Mordfall Hinterkaifeck
23.06.2022 um 11:02Donisl schrieb:An dieser Stelle wäre eine Antwort auf die Frage hilfreich, ob die Familie an einem Strang zog oder die Situation sowieso schon wegen Differenzen angespannt war.a) Ob die Großfamilie hinsichtlich Finanzierung und Fortgangs des Neubaus noch an einem Strang zog, ist mir nicht bekannt. Die Inflation hatte den Bar(papier)geldwert gebeutelt und würde ihn vernichten. Aber das galt ja nicht für alle Assetklassen, über die Bauern damals verfügten und schon gar nicht bei Goldgeld.
a) Ob die Großfamilie generell wegen Differenzen untereinander angespannt war, läßt sich schon eher nachvollziehen. Zunächst einmal wird das davon abhängen, inwieweit man der Zeugin Sophie Fuchs zutraut, dass sie kindliche -im Alter von ca. 7 Jahren gemachte- Wahrnehmungen kurz vor dem Mord betr. Cilli in der Schule unverfälscht in ihrem Gedächtnis behalten, wiedergeben konnte und das auch getan hat.
Zur Vermeidung von Wiederholungen mein kürzlicher Beitrag: Beitrag von pensionär (Seite 2.497)
Folgt man Frau Fuchs wenigstens im Kerngeschehen, so gab es kurz vor der Tat ein Cilli beunruhigendes Erlebnis von erheblicher häuslicher Gewalt des Andreas Gruber entweder gegenüber seiner Frau oder Viktoria. Von Dir angesprochene "Differenzen" hätten sich damit in der Großfamilie tatzeitnah vor einem unbekannten Hintergrund generell sogar überdeutlich manifestiert.
b) Eine weitere mögliche ! frühere Differenz sehe ich im Verhalten zwischen Andreas Gruber und Viktoria gegenüber LS in der Vaterschaftsfrage.
Wie wir aus der Pielmayer-Zusammenstellung wissen, hat nach Aktenlage Andreas Gruber von LS 3000 Mark für das Kind Josef verlangt.
Ob das auch von Viktoria so gewollt war, scheint mir fraglich.
Vielleicht hatte oder hat sie im weiteren Ablauf klarer als ihr Vater erkannt, dass für die gut situierten Hinterkaifecker es (soweit gesetzlich überhaupt möglich) nicht primär auf Geld für Josef ankommen sollte.
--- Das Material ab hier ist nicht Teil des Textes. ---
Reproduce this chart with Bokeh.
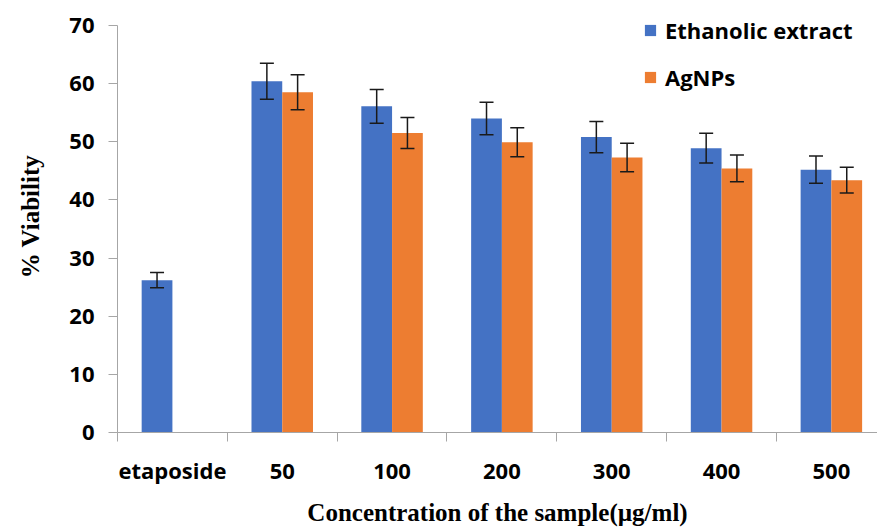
from bokeh.plotting import figure
from bokeh.models import (ColumnDataSource, Range1d, FixedTicker, CustomJSTickFormatter,
                          Whisker, TeeHead, Legend, LegendItem)
from bokeh.embed import file_html
from bokeh.resources import INLINE

categories = ["etaposide", "50", "100", "200", "300", "400", "500"]
ethanolic = [26.2, 60.4, 56.1, 54.0, 50.8, 48.9, 45.2]
ethanolic_err = [1.3, 3.1, 2.9, 2.8, 2.7, 2.55, 2.35]
agnps = [None, 58.5, 51.5, 49.9, 47.3, 45.4, 43.4]
agnps_err = [None, 3.0, 2.65, 2.5, 2.45, 2.3, 2.2]
y_ticks = [0, 10, 20, 30, 40, 50, 60, 70]

BLUE = "#4472C4"
ORANGE = "#ED7D31"
BAR_W = 0.28

def series_source(values, errs, shift):
    xs, tops, up, lo = [], [], [], []
    for i, (v, e) in enumerate(zip(values, errs)):
        if v is None:
            continue
        xs.append(i + 0.5 + shift)
        tops.append(v)
        up.append(v + e)
        lo.append(v - e)
    return ColumnDataSource(dict(x=xs, top=tops, upper=up, lower=lo))

src_e = series_source(ethanolic, ethanolic_err, -BAR_W / 2)
src_a = series_source(agnps, agnps_err, BAR_W / 2)

p = figure(width=877, height=528, output_backend="svg", toolbar_location=None,
           x_range=Range1d(0, 6.92), y_range=Range1d(0, 74.29),
           min_border_left=117, min_border_top=0, min_border_right=0, min_border_bottom=95)
p.outline_line_color = None
p.xgrid.visible = False
p.ygrid.visible = False
p.background_fill_color = "white"
p.border_fill_color = "white"

r_e = p.vbar(x="x", top="top", width=BAR_W, source=src_e, fill_color=BLUE, line_color=None)
r_a = p.vbar(x="x", top="top", width=BAR_W, source=src_a, fill_color=ORANGE, line_color=None)

for src in (src_e, src_a):
    w = Whisker(base="x", upper="upper", lower="lower", source=src, dimension="height",
                level="annotation",
                line_color="#1a1a1a", line_width=1.5,
                upper_head=TeeHead(size=14, line_color="#1a1a1a", line_width=1.5),
                lower_head=TeeHead(size=14, line_color="#1a1a1a", line_width=1.5))
    p.add_layout(w)

TICK_FONT = "Open Sans"
AXIS_COLOR = "#a6a6a6"

# y axis
yax = p.yaxis[0]
yax.ticker = FixedTicker(ticks=y_ticks, minor_ticks=[])
yax.bounds = (0, 70)
yax.axis_line_color = AXIS_COLOR
yax.major_tick_line_color = AXIS_COLOR
yax.major_tick_out = 9
yax.major_tick_in = 0
yax.minor_tick_line_color = None
yax.major_label_text_font = TICK_FONT
yax.major_label_text_font_style = "bold"
yax.major_label_text_font_size = "22px"
yax.major_label_text_color = "#000000"
yax.major_label_standoff = 14
yax.axis_label = "% Viability"
yax.axis_label_text_font = "Liberation Serif"
yax.axis_label_text_font_style = "bold"
yax.axis_label_text_font_size = "25px"
yax.axis_label_text_color = "#000000"
yax.axis_label_standoff = 22

# x axis
xax = p.xaxis[0]
xax.ticker = FixedTicker(ticks=[i + 0.5 for i in range(len(categories))],
                         minor_ticks=list(range(len(categories) + 1)))
xax.formatter = CustomJSTickFormatter(args=dict(labels=categories),
                                      code="return labels[Math.round(tick - 0.5)] || '';")
xax.axis_line_color = AXIS_COLOR
xax.major_tick_line_color = None
xax.major_tick_out = 0
xax.major_tick_in = 0
xax.minor_tick_line_color = AXIS_COLOR
xax.minor_tick_out = 9
xax.minor_tick_in = 0
xax.major_label_text_font = TICK_FONT
xax.major_label_text_font_style = "bold"
xax.major_label_text_font_size = "22px"
xax.major_label_text_color = "#000000"
xax.major_label_standoff = 13
xax.axis_label = "Concentration of the sample(µg/ml)"
xax.axis_label_text_font = "Liberation Serif"
xax.axis_label_text_font_style = "bold"
xax.axis_label_text_font_size = "25px"
xax.axis_label_text_color = "#000000"
xax.axis_label_standoff = 11

legend = Legend(items=[LegendItem(label="Ethanolic extract", renderers=[r_e]),
                       LegendItem(label="AgNPs", renderers=[r_a])],
                location=(526, 340), orientation="vertical",
                glyph_width=14, glyph_height=14, label_height=22, spacing=17,
                padding=0, margin=0, label_standoff=8,
                label_text_font=TICK_FONT, label_text_font_style="bold",
                label_text_font_size="22px", label_text_color="#000000",
                border_line_color=None, background_fill_alpha=0)
p.add_layout(legend)

open("out.html", "w").write(file_html(p, INLINE))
Sondern es stand die Existenz des Hofes auf dem Spiel und die Gefahr einer weiteren Verurteilung wegen Inzests mußte abgewendet wrden . Sie war es auch, die -nach der Aussage des LS- nachdem Andreas Gruber in Untersuchungshaft genommen worden war- ganz aufgelöst auf LS zukam und ihm u.a. versicherte, die Übernahme der Vaterschaft solle ihn nichts kosten.
c) Die familiäre Situation in Hinterkaifeck müßte aus meiner Sicht aber schon aus den bekannten Gründen, die in der dieser Großfamilienstruktur lagen, zumindest für Viktoria sich wegen der Kinder schon länger als bedenklich dargestellt haben. Die Kinder wuchsen heran und man mußte doch damit rechnen, dass in einem Dorf -bei aller möglicherweise vorhandenen Zurückhaltung gegenüber Kindern - in wenigen Jahren mindestens auf dem Schulhof Cilli unter Teenagern darauf angesprochen würde.